Slow Dancing in the Dark

Words by: Sarah Louise

The sky is jet black, the lights from Melbourne’s buildings are flickering on the horizon and Port Phillip Bay lies still. I know it’s been a warm day; I can smell it in the air. But I never got to witness the sun at its peak because I was at work from 9–5. I’m here now, though.

We drove here in my Kia. We didn’t chat because there was an unspoken agreement that we both needed the cathartic release of his ‘Music For Cars’ Spotify playlist. He curated it so carefully — a representation of his firm stance that “your music taste represents who you are in this world”. Tonight, we are ‘Electric Feel’ by MGMT, ‘The Spins’ by Mac Miller and ‘Take Care’ by Drake and Rihanna.

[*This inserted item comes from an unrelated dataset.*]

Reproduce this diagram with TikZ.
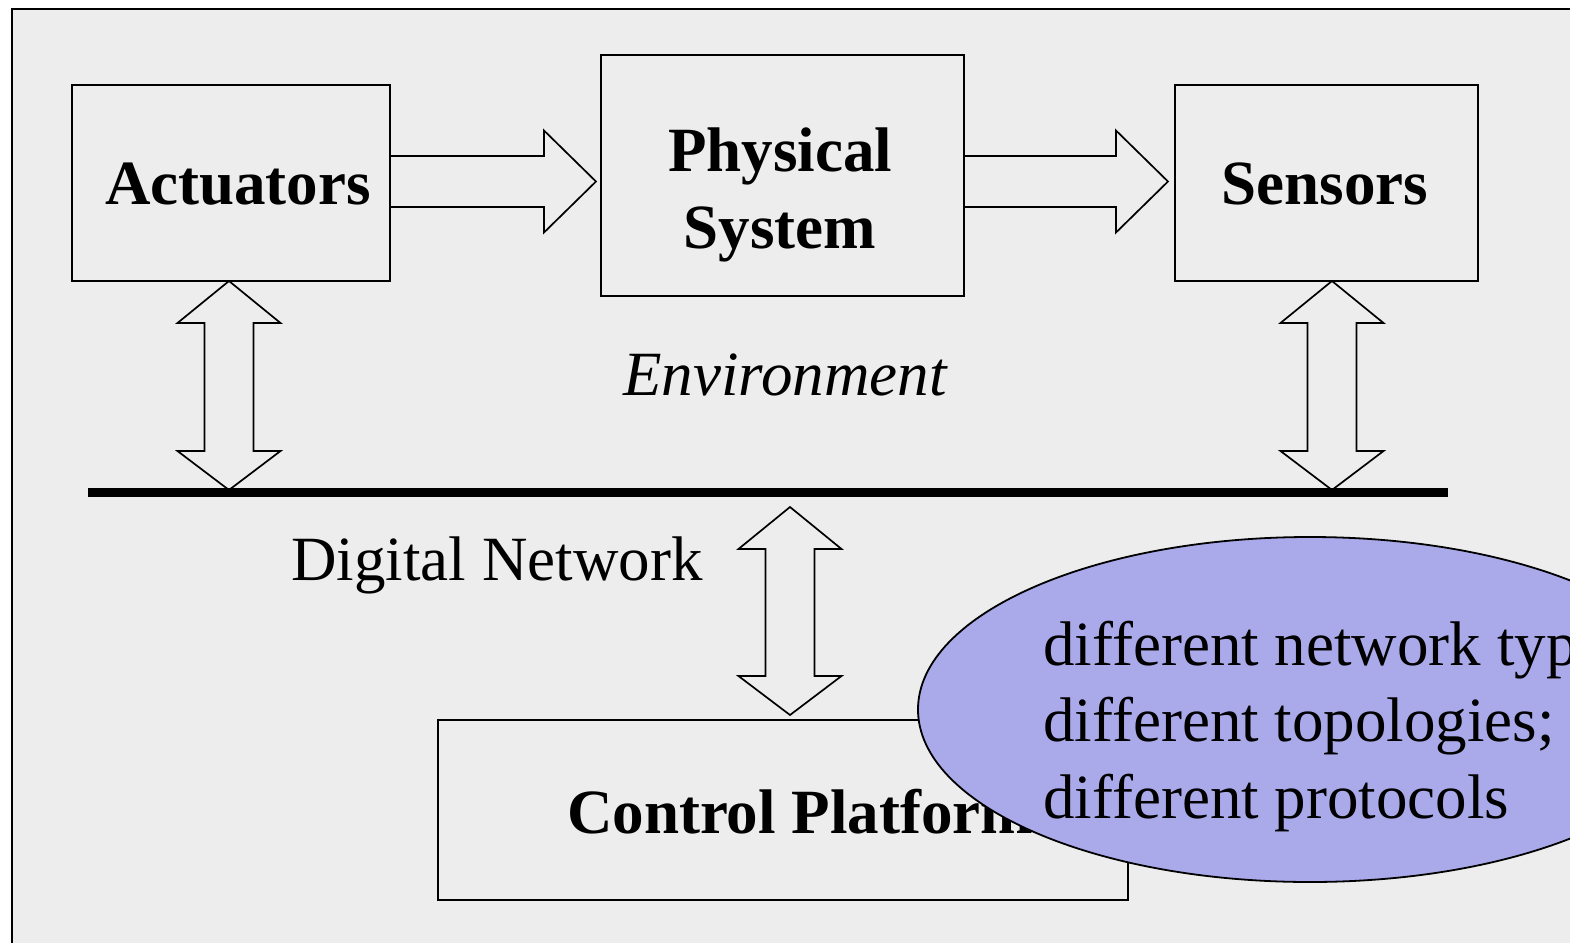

It’s the perfect night for a skinny-dip. We’ve never done it before, but always saw it as a ‘bucket list’ moment. We strip down, and it feels as liberating as I had always imagined. My anxiety quickly kicks in—as it always does at least for a second — reminding me that my tummy has bloated from the burgers we ate for dinner. I should be worried about someone seeing my bare ass, but society trained me to care more about a little bloat. I mentally shut that down — partially because I’m on a self-confidence journey, but mainly because it’s pitch-black out.

We run into the water giggling and giddy as ever. We feel young, unbound by the outside noise that usually rules us, and disgustingly in love.

He holds me tightly in the water. I thought it would feel like we are the only people in the world, completely enclosed by the sea, and too distant for anyone to touch us. Instead, the water is underwhelmingly shallow — a horribly exposing depth to be standing in naked. It feels awkward; as if someone would walk by with their cavoodle any second. None of that matters though — we’re used to expectations not meeting reality. We’re doing it, we’re making a memory, and it is hilariously us.

When we are out of the water, and somewhat clothed, he reaches out his hand and asks me to dance. He presses play on another one of his play-lists, then drops his phone into the sand like a true takes-technology-for-granted Gen Z. He plays ‘Best Part’ by Daniel Caesar and H.E.R. It feels like our song — and we are blissfully aware that every couple says the same thing.

Holding me around my waist, his hands feel large and sturdy. I can barely see his face, but I’ve looked at him so many times now that I envision it with ease. His eyes are the only feature detectable because the city lights reflect in them. His chest is the perfect height for my head to rest on. We rock from side to side, seamlessly, in the same rhythm.

We’re slow dancing in the dark, and it’s magic.